AIM
Quote the listing below in full and exactly as written, but omit every picture.

DATA LINES
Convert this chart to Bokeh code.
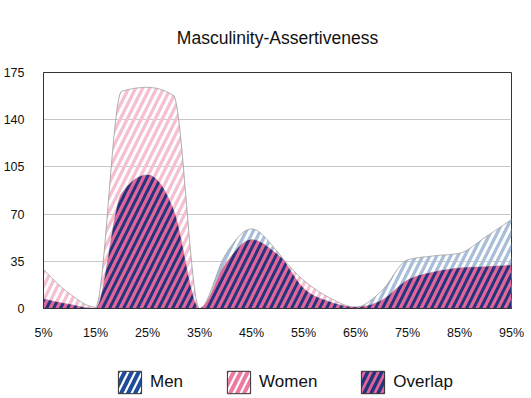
import numpy as np
from bokeh.plotting import figure
from bokeh.layouts import column
from bokeh.models import Range1d, FixedTicker, Legend, LegendItem, ColumnDataSource
from bokeh.embed import file_html
from bokeh.resources import INLINE

title_text = "Masculinity-Assertiveness"
pct = [5, 10, 15, 20, 25, 30, 35, 40, 45, 50, 55, 60, 65, 70, 75, 80, 85, 90, 95]
men = [7, 3, 0, 85, 99, 73, 0, 40, 59, 42, 15, 5, 1, 13, 36, 39, 41, 53, 66]
women = [29, 11, 1, 161, 164, 158, 0, 33, 51, 40, 21, 8, 1, 6, 21, 27, 30, 31, 32]
x_ticks = [5, 15, 25, 35, 45, 55, 65, 75, 85, 95]
x_tick_labels = ["5%", "15%", "25%", "35%", "45%", "55%", "65%", "75%", "85%", "95%"]
y_ticks = [0, 35, 70, 105, 140, 175]
grid_ticks = [35, 70, 105, 140]
series_names = ["Men", "Women", "Overlap"]

FONT = "Liberation Sans"


def monotone_curve(xs, ys, n=30):
    """Monotone cubic (d3 curveMonotoneX style) rendering of the data."""
    xs = np.asarray(xs, float)
    ys = np.asarray(ys, float)
    h = np.diff(xs)
    s = np.diff(ys) / h
    m = len(xs)
    t = np.zeros(m)
    for i in range(1, m - 1):
        s0, s1 = s[i - 1], s[i]
        p_ = (s0 * h[i] + s1 * h[i - 1]) / (h[i - 1] + h[i])
        t[i] = (np.sign(s0) + np.sign(s1)) * min(abs(s0), abs(s1), 0.5 * abs(p_))
    t[0] = (3 * s[0] - t[1]) / 2
    t[-1] = (3 * s[-1] - t[-2]) / 2
    if np.sign(t[0]) != np.sign(s[0]):
        t[0] = 0
    if np.sign(t[-1]) != np.sign(s[-1]):
        t[-1] = 0
    ox, oy = [], []
    for i in range(m - 1):
        u = np.linspace(0, 1, n, endpoint=(i == m - 2))
        h00 = 2 * u**3 - 3 * u**2 + 1
        h10 = u**3 - 2 * u**2 + u
        h01 = -2 * u**3 + 3 * u**2
        h11 = u**3 - u**2
        ox.extend(xs[i] + u * h[i])
        oy.extend(h00 * ys[i] + h10 * h[i] * t[i] + h01 * ys[i + 1] + h11 * h[i] * t[i + 1])
    return np.array(ox), np.clip(np.array(oy), 0, None)


xm, ym = monotone_curve(pct, men)
xw, yw = monotone_curve(pct, women)
yo = np.minimum(ym, yw)

src = ColumnDataSource(dict(x=xm, men=ym, women=yw, overlap=yo, zero=np.zeros_like(xm)))

p = figure(width=531, height=350, x_range=Range1d(5, 95), y_range=Range1d(0, 175),
           output_backend="svg", toolbar_location=None,
           min_border_left=41, min_border_right=20, min_border_top=72, min_border_bottom=42,
           title=title_text)
p.background_fill_color = "white"
p.border_fill_color = "white"
p.outline_line_color = "#333333"
p.outline_line_width = 1

p.title.text_font = FONT
p.title.text_font_size = "17.5px"
p.title.text_font_style = "normal"
p.title.align = "center"
p.title.text_color = "#111111"
p.title.standoff = 50

for ax in (p.xaxis, p.yaxis):
    ax.major_tick_line_color = None
    ax.minor_tick_line_color = None
    ax.major_tick_out = 0
    ax.major_tick_in = 0
    ax.minor_tick_out = 0
    ax.axis_line_color = "#333333"
    ax.major_label_text_font = FONT
    ax.major_label_text_font_size = "12.5px"
    ax.major_label_text_color = "#111111"

p.xaxis.ticker = FixedTicker(ticks=x_ticks)
p.xaxis.major_label_overrides = {v: l for v, l in zip(x_ticks, x_tick_labels)}
p.xaxis.major_label_standoff = 17
p.yaxis.ticker = FixedTicker(ticks=y_ticks)
p.yaxis.major_label_standoff = 19

p.xgrid.visible = False
p.ygrid.ticker = FixedTicker(ticks=grid_ticks)
p.ygrid.grid_line_color = "#c8c8c8"
p.ygrid.grid_line_width = 1

HATCH = "/"

# Men and Women areas (light hatching)
p.varea(x="x", y1="zero", y2="men", source=src, fill_alpha=0,
        hatch_pattern=HATCH, hatch_color="#a8bed9", hatch_scale=14, hatch_weight=3.3)
p.varea(x="x", y1="zero", y2="women", source=src, fill_alpha=0,
        hatch_pattern=HATCH, hatch_color="#f5c0d2", hatch_scale=14, hatch_weight=3.3)
p.line(x="x", y="men", source=src, line_color="#9a9a9a", line_width=0.8)
p.line(x="x", y="women", source=src, line_color="#9a9a9a", line_width=0.8)
# Overlap area
p.varea(x="x", y1="zero", y2="overlap", source=src, fill_color="#e0669a", fill_alpha=1,
        hatch_pattern=HATCH, hatch_color="#24347c", hatch_scale=14, hatch_weight=3.0)

# Legend strip
lf = figure(width=531, height=48, x_range=Range1d(0, 1), y_range=Range1d(0, 1),
            output_backend="svg", toolbar_location=None, x_axis_type=None, y_axis_type=None,
            min_border_left=0, min_border_right=0, min_border_top=0, min_border_bottom=0)
lf.outline_line_color = None
lf.background_fill_color = "white"
lf.border_fill_color = "white"

lm = lf.quad(left=[2], right=[3], top=[3], bottom=[2],
             fill_color="white", line_color="#333333", line_width=1,
             hatch_pattern=HATCH, hatch_color="#1f4c98", hatch_scale=14, hatch_weight=4)
lw = lf.quad(left=[2], right=[3], top=[3], bottom=[2],
             fill_color="white", line_color="#333333", line_width=1,
             hatch_pattern=HATCH, hatch_color="#ec7aa2", hatch_scale=14, hatch_weight=4)
lo = lf.quad(left=[2], right=[3], top=[3], bottom=[2],
             fill_color="#e0669a", line_color="#333333", line_width=1,
             hatch_pattern=HATCH, hatch_color="#24347c", hatch_scale=14, hatch_weight=3.5)

legend = Legend(items=[LegendItem(label=series_names[0], renderers=[lm]),
                       LegendItem(label=series_names[1], renderers=[lw]),
                       LegendItem(label=series_names[2], renderers=[lo])],
                orientation="horizontal", location=(72, 2),
                glyph_width=29, glyph_height=28, label_standoff=6, spacing=41,
                label_text_font=FONT, label_text_font_size="17px",
                label_text_color="#111111", label_height=28,
                border_line_color=None, background_fill_alpha=0, padding=0, margin=0)
lf.add_layout(legend)

layout = column(p, lf, spacing=0)
open("out.html", "w").write(file_html(layout, INLINE))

RESULT OF THE EXERCISE
Convert this chart to Bokeh code.
import numpy as np
from bokeh.plotting import figure
from bokeh.layouts import column
from bokeh.models import Range1d, FixedTicker, Legend, LegendItem, ColumnDataSource
from bokeh.embed import file_html
from bokeh.resources import INLINE

title_text = "Masculinity-Assertiveness"
pct = [5, 10, 15, 20, 25, 30, 35, 40, 45, 50, 55, 60, 65, 70, 75, 80, 85, 90, 95]
men = [7, 3, 0, 85, 99, 73, 0, 40, 59, 42, 15, 5, 1, 13, 36, 39, 41, 53, 66]
women = [29, 11, 1, 161, 164, 158, 0, 33, 51, 40, 21, 8, 1, 6, 21, 27, 30, 31, 32]
x_ticks = [5, 15, 25, 35, 45, 55, 65, 75, 85, 95]
x_tick_labels = ["5%", "15%", "25%", "35%", "45%", "55%", "65%", "75%", "85%", "95%"]
y_ticks = [0, 35, 70, 105, 140, 175]
grid_ticks = [35, 70, 105, 140]
series_names = ["Men", "Women", "Overlap"]

FONT = "Liberation Sans"


def monotone_curve(xs, ys, n=30):
    """Monotone cubic (d3 curveMonotoneX style) rendering of the data."""
    xs = np.asarray(xs, float)
    ys = np.asarray(ys, float)
    h = np.diff(xs)
    s = np.diff(ys) / h
    m = len(xs)
    t = np.zeros(m)
    for i in range(1, m - 1):
        s0, s1 = s[i - 1], s[i]
        p_ = (s0 * h[i] + s1 * h[i - 1]) / (h[i - 1] + h[i])
        t[i] = (np.sign(s0) + np.sign(s1)) * min(abs(s0), abs(s1), 0.5 * abs(p_))
    t[0] = (3 * s[0] - t[1]) / 2
    t[-1] = (3 * s[-1] - t[-2]) / 2
    if np.sign(t[0]) != np.sign(s[0]):
        t[0] = 0
    if np.sign(t[-1]) != np.sign(s[-1]):
        t[-1] = 0
    ox, oy = [], []
    for i in range(m - 1):
        u = np.linspace(0, 1, n, endpoint=(i == m - 2))
        h00 = 2 * u**3 - 3 * u**2 + 1
        h10 = u**3 - 2 * u**2 + u
        h01 = -2 * u**3 + 3 * u**2
        h11 = u**3 - u**2
        ox.extend(xs[i] + u * h[i])
        oy.extend(h00 * ys[i] + h10 * h[i] * t[i] + h01 * ys[i + 1] + h11 * h[i] * t[i + 1])
    return np.array(ox), np.clip(np.array(oy), 0, None)


xm, ym = monotone_curve(pct, men)
xw, yw = monotone_curve(pct, women)
yo = np.minimum(ym, yw)

src = ColumnDataSource(dict(x=xm, men=ym, women=yw, overlap=yo, zero=np.zeros_like(xm)))

p = figure(width=531, height=350, x_range=Range1d(5, 95), y_range=Range1d(0, 175),
           output_backend="svg", toolbar_location=None,
           min_border_left=41, min_border_right=20, min_border_top=72, min_border_bottom=42,
           title=title_text)
p.background_fill_color = "white"
p.border_fill_color = "white"
p.outline_line_color = "#333333"
p.outline_line_width = 1

p.title.text_font = FONT
p.title.text_font_size = "17.5px"
p.title.text_font_style = "normal"
p.title.align = "center"
p.title.text_color = "#111111"
p.title.standoff = 50

for ax in (p.xaxis, p.yaxis):
    ax.major_tick_line_color = None
    ax.minor_tick_line_color = None
    ax.major_tick_out = 0
    ax.major_tick_in = 0
    ax.minor_tick_out = 0
    ax.axis_line_color = "#333333"
    ax.major_label_text_font = FONT
    ax.major_label_text_font_size = "12.5px"
    ax.major_label_text_color = "#111111"

p.xaxis.ticker = FixedTicker(ticks=x_ticks)
p.xaxis.major_label_overrides = {v: l for v, l in zip(x_ticks, x_tick_labels)}
p.xaxis.major_label_standoff = 17
p.yaxis.ticker = FixedTicker(ticks=y_ticks)
p.yaxis.major_label_standoff = 19

p.xgrid.visible = False
p.ygrid.ticker = FixedTicker(ticks=grid_ticks)
p.ygrid.grid_line_color = "#c8c8c8"
p.ygrid.grid_line_width = 1

HATCH = "/"

# Men and Women areas (light hatching)
p.varea(x="x", y1="zero", y2="men", source=src, fill_alpha=0,
        hatch_pattern=HATCH, hatch_color="#a8bed9", hatch_scale=14, hatch_weight=3.3)
p.varea(x="x", y1="zero", y2="women", source=src, fill_alpha=0,
        hatch_pattern=HATCH, hatch_color="#f5c0d2", hatch_scale=14, hatch_weight=3.3)
p.line(x="x", y="men", source=src, line_color="#9a9a9a", line_width=0.8)
p.line(x="x", y="women", source=src, line_color="#9a9a9a", line_width=0.8)
# Overlap area
p.varea(x="x", y1="zero", y2="overlap", source=src, fill_color="#e0669a", fill_alpha=1,
        hatch_pattern=HATCH, hatch_color="#24347c", hatch_scale=14, hatch_weight=3.0)

# Legend strip
lf = figure(width=531, height=48, x_range=Range1d(0, 1), y_range=Range1d(0, 1),
            output_backend="svg", toolbar_location=None, x_axis_type=None, y_axis_type=None,
            min_border_left=0, min_border_right=0, min_border_top=0, min_border_bottom=0)
lf.outline_line_color = None
lf.background_fill_color = "white"
lf.border_fill_color = "white"

lm = lf.quad(left=[2], right=[3], top=[3], bottom=[2],
             fill_color="white", line_color="#333333", line_width=1,
             hatch_pattern=HATCH, hatch_color="#1f4c98", hatch_scale=14, hatch_weight=4)
lw = lf.quad(left=[2], right=[3], top=[3], bottom=[2],
             fill_color="white", line_color="#333333", line_width=1,
             hatch_pattern=HATCH, hatch_color="#ec7aa2", hatch_scale=14, hatch_weight=4)
lo = lf.quad(left=[2], right=[3], top=[3], bottom=[2],
             fill_color="#e0669a", line_color="#333333", line_width=1,
             hatch_pattern=HATCH, hatch_color="#24347c", hatch_scale=14, hatch_weight=3.5)

legend = Legend(items=[LegendItem(label=series_names[0], renderers=[lm]),
                       LegendItem(label=series_names[1], renderers=[lw]),
                       LegendItem(label=series_names[2], renderers=[lo])],
                orientation="horizontal", location=(72, 2),
                glyph_width=29, glyph_height=28, label_standoff=6, spacing=41,
                label_text_font=FONT, label_text_font_size="17px",
                label_text_color="#111111", label_height=28,
                border_line_color=None, background_fill_alpha=0, padding=0, margin=0)
lf.add_layout(legend)

layout = column(p, lf, spacing=0)
open("out.html", "w").write(file_html(layout, INLINE))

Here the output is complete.